## What the exercise asks
Drop every picture. Then return, exactly, the lines from the beginning of the listing below through the one containing "const title = 'Placement".

## Given material
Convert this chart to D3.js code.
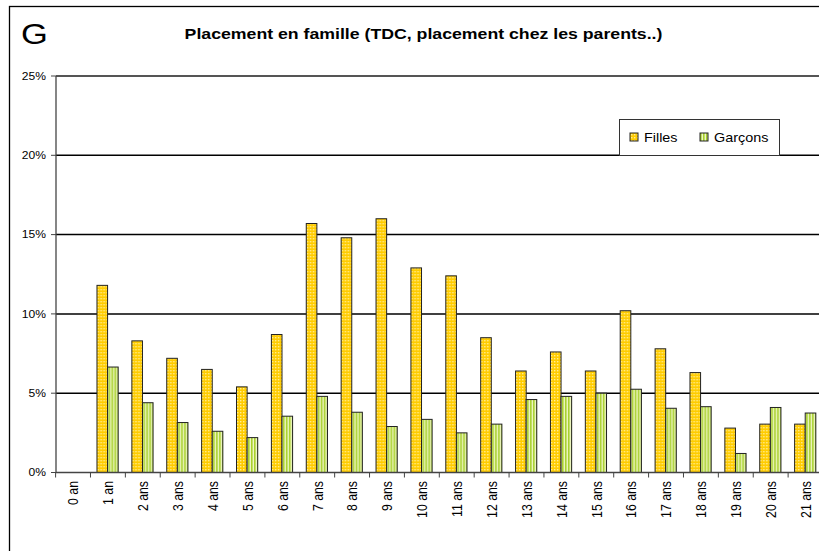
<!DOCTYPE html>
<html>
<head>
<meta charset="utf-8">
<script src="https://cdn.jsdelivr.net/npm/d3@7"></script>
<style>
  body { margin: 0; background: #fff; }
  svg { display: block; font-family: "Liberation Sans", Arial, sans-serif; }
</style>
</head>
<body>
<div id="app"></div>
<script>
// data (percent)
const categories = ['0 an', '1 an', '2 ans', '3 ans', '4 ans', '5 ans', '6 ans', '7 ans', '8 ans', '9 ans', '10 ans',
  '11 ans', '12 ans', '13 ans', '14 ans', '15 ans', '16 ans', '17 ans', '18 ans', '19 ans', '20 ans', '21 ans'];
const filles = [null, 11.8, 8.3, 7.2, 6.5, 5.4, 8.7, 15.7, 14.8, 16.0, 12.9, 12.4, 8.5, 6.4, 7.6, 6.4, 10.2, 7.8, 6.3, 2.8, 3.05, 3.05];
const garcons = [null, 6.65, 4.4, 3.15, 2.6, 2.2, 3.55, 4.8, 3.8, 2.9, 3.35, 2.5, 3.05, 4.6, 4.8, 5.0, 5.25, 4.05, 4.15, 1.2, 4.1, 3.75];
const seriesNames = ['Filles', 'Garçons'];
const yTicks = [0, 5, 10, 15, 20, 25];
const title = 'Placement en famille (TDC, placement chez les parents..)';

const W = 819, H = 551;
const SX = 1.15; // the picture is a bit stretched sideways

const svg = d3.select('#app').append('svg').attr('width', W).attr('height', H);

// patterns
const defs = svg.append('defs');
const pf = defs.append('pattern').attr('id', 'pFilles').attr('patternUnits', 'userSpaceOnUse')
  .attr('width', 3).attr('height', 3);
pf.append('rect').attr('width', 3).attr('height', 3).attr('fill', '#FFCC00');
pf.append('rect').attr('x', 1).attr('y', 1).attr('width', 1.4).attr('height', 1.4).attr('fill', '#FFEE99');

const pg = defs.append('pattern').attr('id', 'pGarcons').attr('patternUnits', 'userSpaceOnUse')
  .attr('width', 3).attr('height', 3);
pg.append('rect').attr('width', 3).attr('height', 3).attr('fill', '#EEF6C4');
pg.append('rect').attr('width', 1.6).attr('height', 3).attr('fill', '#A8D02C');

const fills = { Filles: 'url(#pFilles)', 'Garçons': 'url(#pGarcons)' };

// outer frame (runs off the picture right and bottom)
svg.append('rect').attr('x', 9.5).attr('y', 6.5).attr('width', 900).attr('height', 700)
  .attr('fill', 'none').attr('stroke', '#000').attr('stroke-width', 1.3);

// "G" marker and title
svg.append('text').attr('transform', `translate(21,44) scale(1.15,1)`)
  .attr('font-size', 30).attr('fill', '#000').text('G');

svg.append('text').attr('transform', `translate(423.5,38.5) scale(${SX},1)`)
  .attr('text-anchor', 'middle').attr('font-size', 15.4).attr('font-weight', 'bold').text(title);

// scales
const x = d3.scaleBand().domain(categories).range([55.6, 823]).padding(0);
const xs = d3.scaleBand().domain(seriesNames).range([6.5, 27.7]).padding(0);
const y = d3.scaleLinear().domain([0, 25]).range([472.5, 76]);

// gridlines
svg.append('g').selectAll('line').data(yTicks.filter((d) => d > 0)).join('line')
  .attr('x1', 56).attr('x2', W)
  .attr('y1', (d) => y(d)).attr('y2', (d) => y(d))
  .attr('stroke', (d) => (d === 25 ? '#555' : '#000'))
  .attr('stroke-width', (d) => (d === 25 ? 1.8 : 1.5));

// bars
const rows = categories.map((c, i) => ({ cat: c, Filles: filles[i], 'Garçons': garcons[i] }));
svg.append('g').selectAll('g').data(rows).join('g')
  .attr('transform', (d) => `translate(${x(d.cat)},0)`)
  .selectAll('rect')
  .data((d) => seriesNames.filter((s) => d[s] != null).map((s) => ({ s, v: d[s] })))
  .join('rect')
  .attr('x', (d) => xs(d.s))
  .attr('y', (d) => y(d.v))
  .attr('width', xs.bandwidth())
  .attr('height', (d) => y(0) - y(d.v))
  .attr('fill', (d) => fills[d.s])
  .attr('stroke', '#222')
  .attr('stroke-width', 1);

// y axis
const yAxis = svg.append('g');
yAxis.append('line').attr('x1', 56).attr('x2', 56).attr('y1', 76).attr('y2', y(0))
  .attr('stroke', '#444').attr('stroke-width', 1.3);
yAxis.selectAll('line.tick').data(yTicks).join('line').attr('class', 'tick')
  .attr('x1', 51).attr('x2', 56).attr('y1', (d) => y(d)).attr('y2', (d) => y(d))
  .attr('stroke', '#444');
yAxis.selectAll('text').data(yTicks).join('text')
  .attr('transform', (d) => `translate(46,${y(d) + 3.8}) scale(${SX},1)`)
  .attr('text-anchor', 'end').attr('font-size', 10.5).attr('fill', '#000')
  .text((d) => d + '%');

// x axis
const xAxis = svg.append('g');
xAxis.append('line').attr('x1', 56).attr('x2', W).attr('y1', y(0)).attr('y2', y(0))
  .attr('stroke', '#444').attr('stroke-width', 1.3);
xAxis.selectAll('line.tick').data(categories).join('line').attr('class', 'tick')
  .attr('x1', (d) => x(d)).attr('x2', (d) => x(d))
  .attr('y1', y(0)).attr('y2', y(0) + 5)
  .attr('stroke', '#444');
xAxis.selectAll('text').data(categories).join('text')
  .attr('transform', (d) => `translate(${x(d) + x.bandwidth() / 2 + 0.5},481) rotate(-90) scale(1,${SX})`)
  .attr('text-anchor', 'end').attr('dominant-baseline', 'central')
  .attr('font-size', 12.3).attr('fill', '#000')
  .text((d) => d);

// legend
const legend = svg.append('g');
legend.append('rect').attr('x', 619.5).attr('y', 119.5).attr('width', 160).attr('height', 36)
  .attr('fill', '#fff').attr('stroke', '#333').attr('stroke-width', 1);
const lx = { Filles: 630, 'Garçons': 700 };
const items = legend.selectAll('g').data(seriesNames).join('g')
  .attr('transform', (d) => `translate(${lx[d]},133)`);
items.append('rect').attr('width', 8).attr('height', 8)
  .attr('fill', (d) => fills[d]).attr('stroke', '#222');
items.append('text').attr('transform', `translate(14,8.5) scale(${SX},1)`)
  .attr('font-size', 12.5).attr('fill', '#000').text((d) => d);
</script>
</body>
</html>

## Final answer
Convert this chart to D3.js code.
<!DOCTYPE html>
<html>
<head>
<meta charset="utf-8">
<script src="https://cdn.jsdelivr.net/npm/d3@7"></script>
<style>
  body { margin: 0; background: #fff; }
  svg { display: block; font-family: "Liberation Sans", Arial, sans-serif; }
</style>
</head>
<body>
<div id="app"></div>
<script>
// data (percent)
const categories = ['0 an', '1 an', '2 ans', '3 ans', '4 ans', '5 ans', '6 ans', '7 ans', '8 ans', '9 ans', '10 ans',
  '11 ans', '12 ans', '13 ans', '14 ans', '15 ans', '16 ans', '17 ans', '18 ans', '19 ans', '20 ans', '21 ans'];
const filles = [null, 11.8, 8.3, 7.2, 6.5, 5.4, 8.7, 15.7, 14.8, 16.0, 12.9, 12.4, 8.5, 6.4, 7.6, 6.4, 10.2, 7.8, 6.3, 2.8, 3.05, 3.05];
const garcons = [null, 6.65, 4.4, 3.15, 2.6, 2.2, 3.55, 4.8, 3.8, 2.9, 3.35, 2.5, 3.05, 4.6, 4.8, 5.0, 5.25, 4.05, 4.15, 1.2, 4.1, 3.75];
const seriesNames = ['Filles', 'Garçons'];
const yTicks = [0, 5, 10, 15, 20, 25];
const title = 'Placement en famille (TDC, placement chez les parents..)';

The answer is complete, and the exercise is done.